My Waking thoughts were about big changes: the basement flooding, worsening situation with my right hand and fingers,Dr. Chatt retiring, first time without a PCP since 1993 or 1994. risks of falling, Sarah in town after another of her many transoceanic flights.  As I write this note around 5 a.m., I'm surprised I didn't wake up thinking about the assassination of Charlie Kirk, the capture of his assassin, and the hell to come, but I did as soon as I made some coffee, sat down, and opened my laptop.  Big trouble ahead from our right wing, whacko, and already vengeful before the Kirk murder, government.  On Fox and Friends yesterday morning, Trump was asked by Ainsley Earhart, "How do we fix this country?  How do we come back together?"  He answered: 

"Well, I'll tell you something that's gonna get me into trouble. but I couldn't care less.  The radicals on the right oftentimes are radical because they don't want to see crime.  They don't want to see crime.  They're worried about the border.  They're saying, 'We don't want you people coming in.  We don't want you burning our shopping centers.  We don't want you shooting our people in the middle of the street.  The radicals on the left are the problem, and they're vicious and they're horrible and they're politically savvy.  Although they want men in women's sports.  They want transgender for everyone.  They want open borders."

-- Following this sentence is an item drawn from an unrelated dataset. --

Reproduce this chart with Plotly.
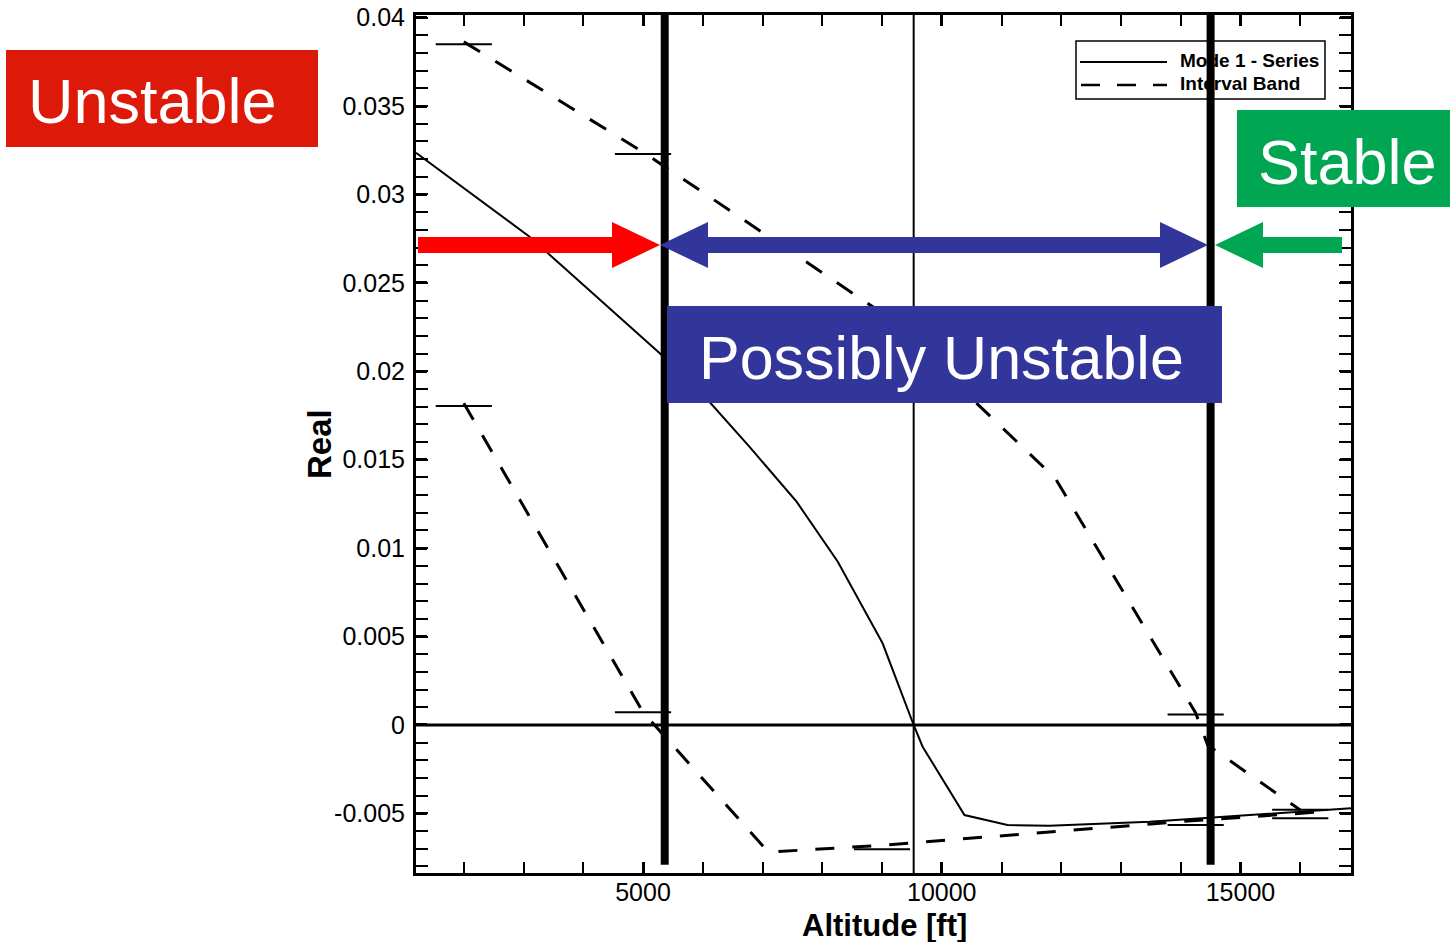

Translated: The radicals on the right are justified.  They are for law and order.  The radicals on the left are vicious opponents of law and order who favor illegal border crossings, burning and looting, transgender rights, etc.  Barry Goldwater, in his acceptance speech at the Republican National Convention on July 16, 1964: “Extremism in defense of liberty is no vice. Moderation in pursuit of justice is no virtue.”  That's where we are headed with this president.

Sarah and I started the day dropping off electronic recyclables at the Fox Point villange hall, and then flood-damaged stuff at the Bayside dump, followed by breakfast at First Watch in Mequon.  After that we visited until she left to return to her Mom's for a nap, which Geri and I also did.  Geri got home from her line dancing class and told a very funny story about discovering that her call was not country and Western line dancing, which she was expecting, but "urban line dancing," i.e., African-American line dancing.  The instructor was a young Black woman, and her classmates were two young Black women, another elderly White lady, and a young married White couple.  She thinks she'll try one more session but the class is definately not what she was bargaining for.